[Entries from a dataset]
****************************************

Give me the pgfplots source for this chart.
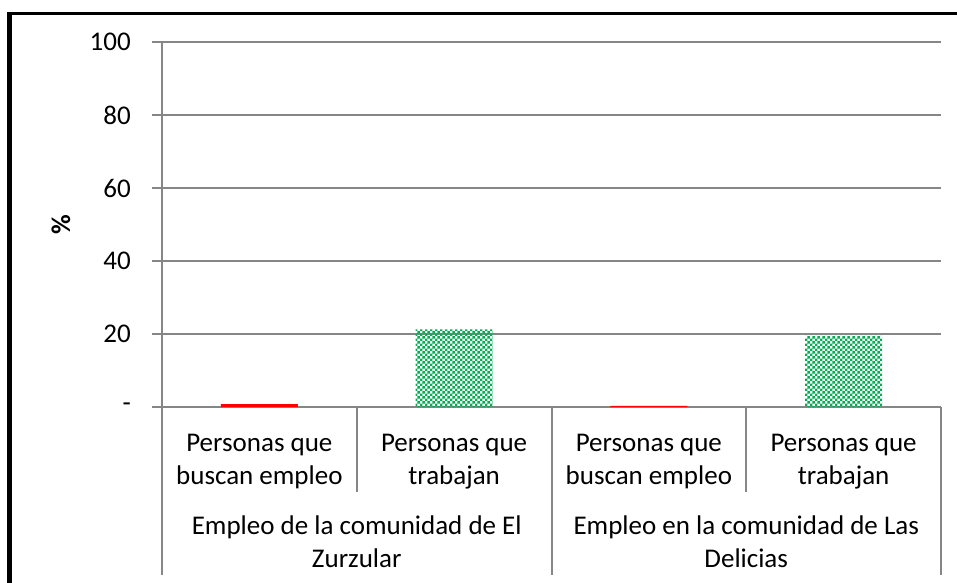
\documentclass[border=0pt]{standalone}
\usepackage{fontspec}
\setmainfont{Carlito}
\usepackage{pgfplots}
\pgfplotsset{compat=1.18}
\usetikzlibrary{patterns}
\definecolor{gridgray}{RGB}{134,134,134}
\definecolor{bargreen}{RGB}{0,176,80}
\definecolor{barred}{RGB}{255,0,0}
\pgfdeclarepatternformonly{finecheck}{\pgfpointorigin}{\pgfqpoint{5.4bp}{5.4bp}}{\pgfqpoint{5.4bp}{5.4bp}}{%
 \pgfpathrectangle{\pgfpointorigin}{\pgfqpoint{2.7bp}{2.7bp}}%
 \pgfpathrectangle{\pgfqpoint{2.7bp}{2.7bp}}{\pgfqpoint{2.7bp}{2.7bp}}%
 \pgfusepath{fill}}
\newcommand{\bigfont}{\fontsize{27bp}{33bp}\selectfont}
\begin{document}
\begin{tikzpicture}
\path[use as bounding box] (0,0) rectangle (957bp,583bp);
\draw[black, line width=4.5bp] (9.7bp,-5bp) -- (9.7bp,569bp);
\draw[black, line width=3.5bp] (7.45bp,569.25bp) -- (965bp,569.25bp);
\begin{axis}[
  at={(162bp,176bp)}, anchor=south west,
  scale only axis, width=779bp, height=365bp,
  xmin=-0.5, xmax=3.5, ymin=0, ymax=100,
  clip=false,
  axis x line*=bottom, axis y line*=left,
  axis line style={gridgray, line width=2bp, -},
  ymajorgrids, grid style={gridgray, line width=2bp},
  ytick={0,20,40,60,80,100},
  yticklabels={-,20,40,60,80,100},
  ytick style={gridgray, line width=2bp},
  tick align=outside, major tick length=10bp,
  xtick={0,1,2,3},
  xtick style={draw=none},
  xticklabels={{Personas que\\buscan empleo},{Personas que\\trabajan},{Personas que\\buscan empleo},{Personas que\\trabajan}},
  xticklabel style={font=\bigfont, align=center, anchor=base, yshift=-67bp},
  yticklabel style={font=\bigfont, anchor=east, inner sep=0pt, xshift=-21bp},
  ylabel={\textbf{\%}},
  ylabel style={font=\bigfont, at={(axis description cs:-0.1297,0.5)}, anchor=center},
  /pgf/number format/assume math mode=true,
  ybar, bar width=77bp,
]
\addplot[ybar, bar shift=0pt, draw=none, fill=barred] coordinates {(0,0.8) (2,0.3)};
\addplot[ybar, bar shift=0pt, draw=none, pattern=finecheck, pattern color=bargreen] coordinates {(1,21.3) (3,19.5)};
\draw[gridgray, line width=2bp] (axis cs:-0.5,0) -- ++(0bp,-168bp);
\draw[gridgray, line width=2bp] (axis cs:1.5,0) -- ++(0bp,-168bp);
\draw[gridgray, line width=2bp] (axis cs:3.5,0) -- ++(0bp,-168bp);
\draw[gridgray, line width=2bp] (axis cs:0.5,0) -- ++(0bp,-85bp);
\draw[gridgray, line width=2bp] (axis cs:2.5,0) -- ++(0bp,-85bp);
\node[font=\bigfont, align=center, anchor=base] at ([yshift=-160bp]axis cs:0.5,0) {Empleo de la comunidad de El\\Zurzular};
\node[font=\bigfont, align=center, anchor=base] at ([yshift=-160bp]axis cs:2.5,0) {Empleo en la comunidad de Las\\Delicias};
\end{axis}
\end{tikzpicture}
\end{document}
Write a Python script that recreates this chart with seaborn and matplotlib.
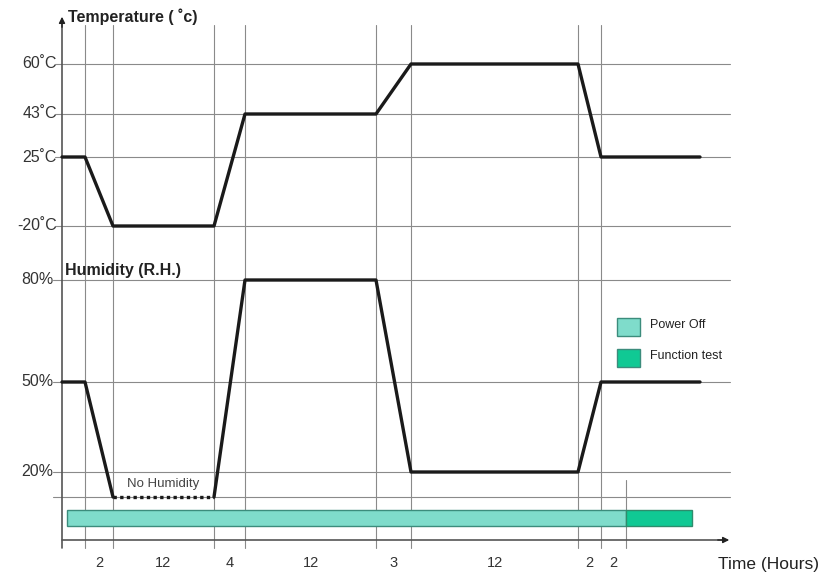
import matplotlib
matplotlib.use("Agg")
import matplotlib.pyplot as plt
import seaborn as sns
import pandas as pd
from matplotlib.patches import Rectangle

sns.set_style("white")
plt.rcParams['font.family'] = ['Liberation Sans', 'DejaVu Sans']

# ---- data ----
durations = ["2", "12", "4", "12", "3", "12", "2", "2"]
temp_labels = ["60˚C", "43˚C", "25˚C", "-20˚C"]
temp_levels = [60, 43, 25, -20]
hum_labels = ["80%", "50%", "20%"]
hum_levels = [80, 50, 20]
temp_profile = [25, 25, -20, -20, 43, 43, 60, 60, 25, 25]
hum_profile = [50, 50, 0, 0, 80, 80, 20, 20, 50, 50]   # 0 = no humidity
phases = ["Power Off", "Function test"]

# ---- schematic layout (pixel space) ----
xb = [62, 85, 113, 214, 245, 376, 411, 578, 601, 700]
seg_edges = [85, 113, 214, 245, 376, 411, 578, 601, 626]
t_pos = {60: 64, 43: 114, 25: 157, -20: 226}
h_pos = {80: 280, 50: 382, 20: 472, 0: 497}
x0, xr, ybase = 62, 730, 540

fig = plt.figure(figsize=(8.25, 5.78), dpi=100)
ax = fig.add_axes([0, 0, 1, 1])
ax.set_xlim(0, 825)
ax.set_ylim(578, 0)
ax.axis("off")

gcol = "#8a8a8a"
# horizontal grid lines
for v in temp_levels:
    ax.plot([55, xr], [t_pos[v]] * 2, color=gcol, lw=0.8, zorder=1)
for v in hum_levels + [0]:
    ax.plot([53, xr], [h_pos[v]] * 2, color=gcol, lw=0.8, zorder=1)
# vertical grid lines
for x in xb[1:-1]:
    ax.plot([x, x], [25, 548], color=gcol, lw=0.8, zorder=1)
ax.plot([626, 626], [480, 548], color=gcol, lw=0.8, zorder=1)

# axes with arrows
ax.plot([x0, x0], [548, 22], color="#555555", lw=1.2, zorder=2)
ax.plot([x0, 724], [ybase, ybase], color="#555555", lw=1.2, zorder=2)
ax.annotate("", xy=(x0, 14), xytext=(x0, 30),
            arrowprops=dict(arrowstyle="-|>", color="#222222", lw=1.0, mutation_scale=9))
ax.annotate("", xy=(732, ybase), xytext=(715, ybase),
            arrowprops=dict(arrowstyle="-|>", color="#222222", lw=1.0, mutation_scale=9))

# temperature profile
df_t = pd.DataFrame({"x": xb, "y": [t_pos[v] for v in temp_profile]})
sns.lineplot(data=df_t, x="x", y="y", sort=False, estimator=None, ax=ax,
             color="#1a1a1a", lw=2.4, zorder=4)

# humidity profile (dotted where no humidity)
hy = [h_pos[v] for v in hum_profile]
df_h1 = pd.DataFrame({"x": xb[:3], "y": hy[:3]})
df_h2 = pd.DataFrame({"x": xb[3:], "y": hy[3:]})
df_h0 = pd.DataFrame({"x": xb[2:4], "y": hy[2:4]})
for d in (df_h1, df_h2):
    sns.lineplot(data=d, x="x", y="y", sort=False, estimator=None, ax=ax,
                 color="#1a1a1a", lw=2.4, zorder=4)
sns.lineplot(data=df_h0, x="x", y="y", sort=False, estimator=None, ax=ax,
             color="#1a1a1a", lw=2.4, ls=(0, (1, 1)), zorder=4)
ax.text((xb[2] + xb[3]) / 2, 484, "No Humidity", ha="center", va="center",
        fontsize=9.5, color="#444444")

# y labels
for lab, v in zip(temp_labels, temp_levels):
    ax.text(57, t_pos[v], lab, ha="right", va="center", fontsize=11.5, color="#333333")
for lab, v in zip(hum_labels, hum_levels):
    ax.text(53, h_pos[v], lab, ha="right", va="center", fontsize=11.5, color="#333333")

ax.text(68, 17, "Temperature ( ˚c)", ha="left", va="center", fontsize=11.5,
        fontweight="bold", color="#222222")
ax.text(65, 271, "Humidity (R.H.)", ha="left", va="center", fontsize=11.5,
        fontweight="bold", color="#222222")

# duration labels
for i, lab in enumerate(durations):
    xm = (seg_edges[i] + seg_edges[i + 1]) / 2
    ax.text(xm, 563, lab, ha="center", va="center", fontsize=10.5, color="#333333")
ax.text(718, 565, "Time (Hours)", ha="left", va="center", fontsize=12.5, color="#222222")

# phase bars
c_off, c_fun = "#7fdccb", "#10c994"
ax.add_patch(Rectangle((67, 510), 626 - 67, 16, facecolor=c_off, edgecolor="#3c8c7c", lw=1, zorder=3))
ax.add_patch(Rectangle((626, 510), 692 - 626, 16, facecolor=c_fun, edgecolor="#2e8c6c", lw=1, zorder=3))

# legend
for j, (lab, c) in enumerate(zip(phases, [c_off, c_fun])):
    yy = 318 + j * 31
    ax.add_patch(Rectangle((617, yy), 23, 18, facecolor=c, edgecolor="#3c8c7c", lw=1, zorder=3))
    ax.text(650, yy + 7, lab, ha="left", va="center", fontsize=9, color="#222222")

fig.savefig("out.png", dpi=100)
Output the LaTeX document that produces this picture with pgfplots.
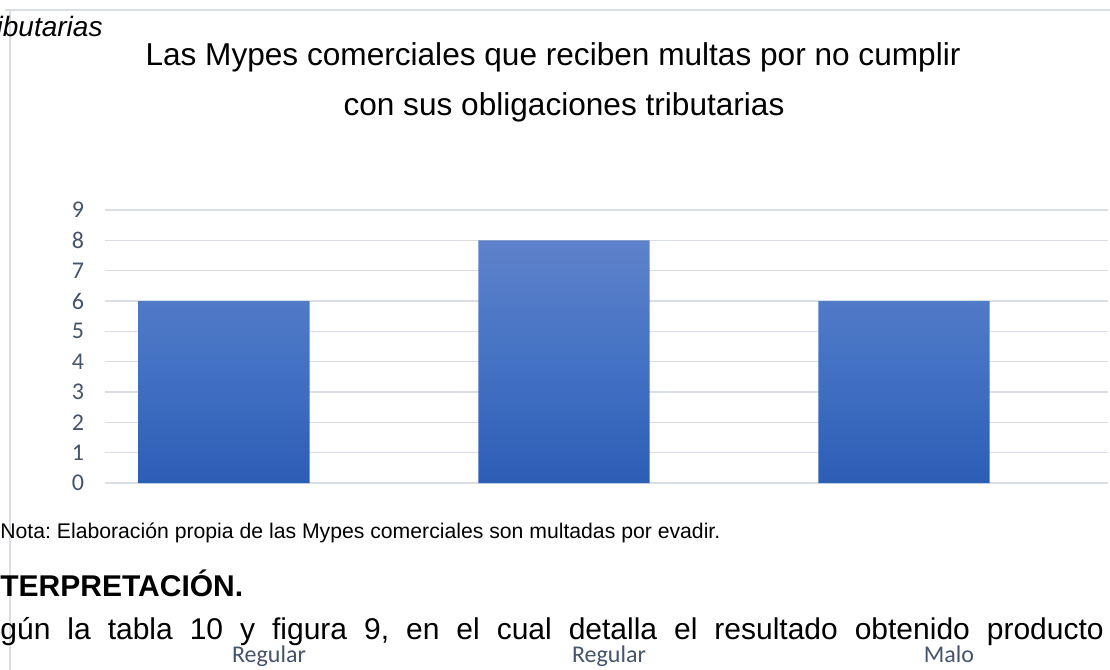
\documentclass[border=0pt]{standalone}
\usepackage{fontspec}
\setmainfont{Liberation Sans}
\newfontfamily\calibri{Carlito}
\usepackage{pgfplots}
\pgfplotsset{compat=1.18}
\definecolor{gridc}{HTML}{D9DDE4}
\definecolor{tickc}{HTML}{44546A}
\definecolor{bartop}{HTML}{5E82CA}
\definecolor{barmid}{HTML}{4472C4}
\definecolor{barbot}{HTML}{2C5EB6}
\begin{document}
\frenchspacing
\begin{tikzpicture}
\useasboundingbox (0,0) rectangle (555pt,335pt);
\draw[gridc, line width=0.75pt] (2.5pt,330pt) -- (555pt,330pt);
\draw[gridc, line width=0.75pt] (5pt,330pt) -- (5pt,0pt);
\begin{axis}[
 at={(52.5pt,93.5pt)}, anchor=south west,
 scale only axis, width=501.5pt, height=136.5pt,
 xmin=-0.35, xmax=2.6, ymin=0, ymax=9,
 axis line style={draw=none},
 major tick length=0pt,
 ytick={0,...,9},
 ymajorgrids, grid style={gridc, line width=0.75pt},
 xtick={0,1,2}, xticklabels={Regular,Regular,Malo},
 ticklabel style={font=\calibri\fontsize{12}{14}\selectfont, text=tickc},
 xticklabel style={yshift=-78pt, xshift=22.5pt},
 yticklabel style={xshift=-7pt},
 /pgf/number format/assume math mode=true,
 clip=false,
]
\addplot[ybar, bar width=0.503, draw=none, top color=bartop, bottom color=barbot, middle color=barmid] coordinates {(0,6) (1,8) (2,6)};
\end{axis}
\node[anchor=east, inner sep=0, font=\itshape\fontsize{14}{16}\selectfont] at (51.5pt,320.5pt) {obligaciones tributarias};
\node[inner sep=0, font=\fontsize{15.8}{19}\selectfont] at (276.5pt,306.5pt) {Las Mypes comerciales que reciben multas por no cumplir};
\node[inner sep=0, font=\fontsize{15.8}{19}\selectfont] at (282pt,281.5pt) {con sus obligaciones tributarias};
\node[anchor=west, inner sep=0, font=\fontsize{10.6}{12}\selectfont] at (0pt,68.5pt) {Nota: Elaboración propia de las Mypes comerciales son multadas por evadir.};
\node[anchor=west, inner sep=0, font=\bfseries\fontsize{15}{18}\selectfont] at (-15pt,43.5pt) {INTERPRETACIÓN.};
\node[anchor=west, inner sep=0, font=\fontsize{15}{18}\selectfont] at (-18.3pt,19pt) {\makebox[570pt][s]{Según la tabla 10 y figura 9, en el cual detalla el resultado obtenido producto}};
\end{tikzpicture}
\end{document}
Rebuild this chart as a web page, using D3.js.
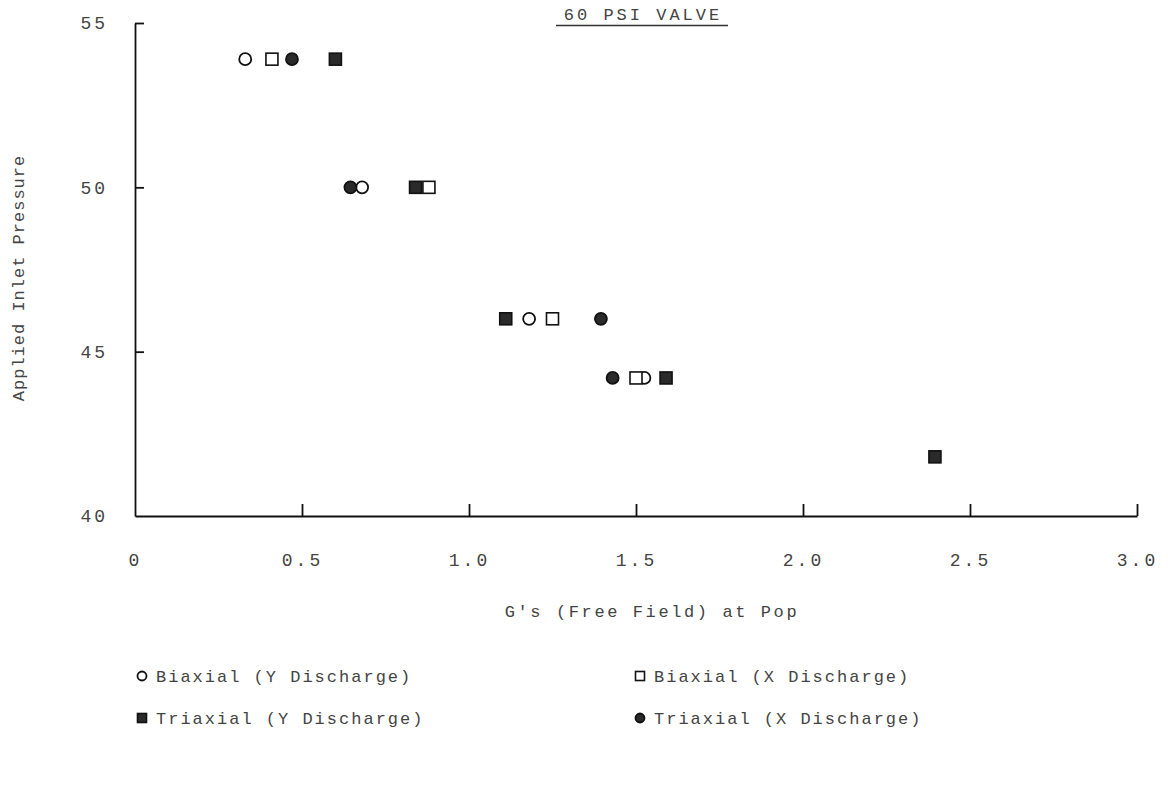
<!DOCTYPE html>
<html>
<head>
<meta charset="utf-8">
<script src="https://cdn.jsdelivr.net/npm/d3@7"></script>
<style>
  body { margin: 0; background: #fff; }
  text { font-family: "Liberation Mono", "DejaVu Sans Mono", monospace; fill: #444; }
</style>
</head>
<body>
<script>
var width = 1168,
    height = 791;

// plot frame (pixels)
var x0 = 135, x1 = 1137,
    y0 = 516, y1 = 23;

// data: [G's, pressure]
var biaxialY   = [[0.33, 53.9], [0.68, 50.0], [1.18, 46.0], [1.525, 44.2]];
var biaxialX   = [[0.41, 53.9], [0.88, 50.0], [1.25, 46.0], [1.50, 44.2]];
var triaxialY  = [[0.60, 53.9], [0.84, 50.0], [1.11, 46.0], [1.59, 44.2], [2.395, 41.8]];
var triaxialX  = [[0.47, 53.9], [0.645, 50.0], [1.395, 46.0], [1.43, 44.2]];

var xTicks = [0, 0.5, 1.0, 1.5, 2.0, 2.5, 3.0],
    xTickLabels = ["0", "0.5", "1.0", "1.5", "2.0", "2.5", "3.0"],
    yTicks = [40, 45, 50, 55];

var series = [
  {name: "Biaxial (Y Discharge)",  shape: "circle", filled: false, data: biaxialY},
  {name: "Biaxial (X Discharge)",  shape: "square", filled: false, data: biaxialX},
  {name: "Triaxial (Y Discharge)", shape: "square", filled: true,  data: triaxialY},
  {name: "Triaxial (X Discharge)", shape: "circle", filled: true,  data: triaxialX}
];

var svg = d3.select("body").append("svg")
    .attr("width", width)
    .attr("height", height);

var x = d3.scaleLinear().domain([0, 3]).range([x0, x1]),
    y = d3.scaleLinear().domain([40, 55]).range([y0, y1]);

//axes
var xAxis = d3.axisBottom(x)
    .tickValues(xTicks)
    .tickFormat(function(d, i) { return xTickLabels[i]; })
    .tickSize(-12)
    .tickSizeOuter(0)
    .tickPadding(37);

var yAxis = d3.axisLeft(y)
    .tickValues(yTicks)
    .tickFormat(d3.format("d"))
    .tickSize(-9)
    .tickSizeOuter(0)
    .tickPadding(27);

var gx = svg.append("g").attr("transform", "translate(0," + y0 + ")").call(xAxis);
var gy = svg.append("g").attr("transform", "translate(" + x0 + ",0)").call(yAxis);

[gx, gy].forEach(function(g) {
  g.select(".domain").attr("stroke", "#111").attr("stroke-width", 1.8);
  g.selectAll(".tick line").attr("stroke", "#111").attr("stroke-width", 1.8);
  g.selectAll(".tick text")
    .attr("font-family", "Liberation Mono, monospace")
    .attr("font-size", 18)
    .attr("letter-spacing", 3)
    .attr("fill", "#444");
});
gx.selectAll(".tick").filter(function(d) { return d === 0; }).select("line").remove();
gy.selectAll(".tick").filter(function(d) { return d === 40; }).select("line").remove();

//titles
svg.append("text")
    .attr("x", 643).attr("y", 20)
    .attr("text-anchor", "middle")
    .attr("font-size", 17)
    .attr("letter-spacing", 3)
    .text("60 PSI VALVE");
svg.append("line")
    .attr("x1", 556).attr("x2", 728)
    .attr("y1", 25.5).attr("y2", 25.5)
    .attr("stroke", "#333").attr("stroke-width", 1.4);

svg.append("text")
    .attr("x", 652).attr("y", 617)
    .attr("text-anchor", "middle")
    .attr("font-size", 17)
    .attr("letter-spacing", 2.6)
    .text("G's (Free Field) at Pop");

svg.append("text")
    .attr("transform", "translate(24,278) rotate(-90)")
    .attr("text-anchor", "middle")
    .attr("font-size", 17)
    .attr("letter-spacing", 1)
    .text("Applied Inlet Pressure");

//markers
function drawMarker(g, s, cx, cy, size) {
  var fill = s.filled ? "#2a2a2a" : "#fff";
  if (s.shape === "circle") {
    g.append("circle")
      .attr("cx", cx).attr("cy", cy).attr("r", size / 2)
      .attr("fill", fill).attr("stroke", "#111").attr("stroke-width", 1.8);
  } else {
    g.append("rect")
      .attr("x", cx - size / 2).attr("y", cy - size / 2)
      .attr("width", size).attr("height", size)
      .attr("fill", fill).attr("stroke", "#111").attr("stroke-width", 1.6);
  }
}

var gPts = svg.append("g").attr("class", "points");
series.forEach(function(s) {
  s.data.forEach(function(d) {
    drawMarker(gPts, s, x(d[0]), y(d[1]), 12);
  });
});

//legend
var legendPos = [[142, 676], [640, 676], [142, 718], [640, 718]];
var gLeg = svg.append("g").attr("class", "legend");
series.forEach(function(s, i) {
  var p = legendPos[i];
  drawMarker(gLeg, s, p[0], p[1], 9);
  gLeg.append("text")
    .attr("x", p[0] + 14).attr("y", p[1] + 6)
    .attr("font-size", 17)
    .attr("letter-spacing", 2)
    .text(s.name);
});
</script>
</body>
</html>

****************************************

> REQUIRED TASK
The material above holds pictures; leave them out. Repeat exactly the lines from the one containing "Rebuild this chart" through the one containing "y = d3.scaleLinear().domain([40, 55]).range([y0, y1]);", and nothing else.

> ANSWER TO THIS EXERCISE
Rebuild this chart as a web page, using D3.js.
<!DOCTYPE html>
<html>
<head>
<meta charset="utf-8">
<script src="https://cdn.jsdelivr.net/npm/d3@7"></script>
<style>
  body { margin: 0; background: #fff; }
  text { font-family: "Liberation Mono", "DejaVu Sans Mono", monospace; fill: #444; }
</style>
</head>
<body>
<script>
var width = 1168,
    height = 791;

// plot frame (pixels)
var x0 = 135, x1 = 1137,
    y0 = 516, y1 = 23;

// data: [G's, pressure]
var biaxialY   = [[0.33, 53.9], [0.68, 50.0], [1.18, 46.0], [1.525, 44.2]];
var biaxialX   = [[0.41, 53.9], [0.88, 50.0], [1.25, 46.0], [1.50, 44.2]];
var triaxialY  = [[0.60, 53.9], [0.84, 50.0], [1.11, 46.0], [1.59, 44.2], [2.395, 41.8]];
var triaxialX  = [[0.47, 53.9], [0.645, 50.0], [1.395, 46.0], [1.43, 44.2]];

var xTicks = [0, 0.5, 1.0, 1.5, 2.0, 2.5, 3.0],
    xTickLabels = ["0", "0.5", "1.0", "1.5", "2.0", "2.5", "3.0"],
    yTicks = [40, 45, 50, 55];

var series = [
  {name: "Biaxial (Y Discharge)",  shape: "circle", filled: false, data: biaxialY},
  {name: "Biaxial (X Discharge)",  shape: "square", filled: false, data: biaxialX},
  {name: "Triaxial (Y Discharge)", shape: "square", filled: true,  data: triaxialY},
  {name: "Triaxial (X Discharge)", shape: "circle", filled: true,  data: triaxialX}
];

var svg = d3.select("body").append("svg")
    .attr("width", width)
    .attr("height", height);

var x = d3.scaleLinear().domain([0, 3]).range([x0, x1]),
    y = d3.scaleLinear().domain([40, 55]).range([y0, y1]);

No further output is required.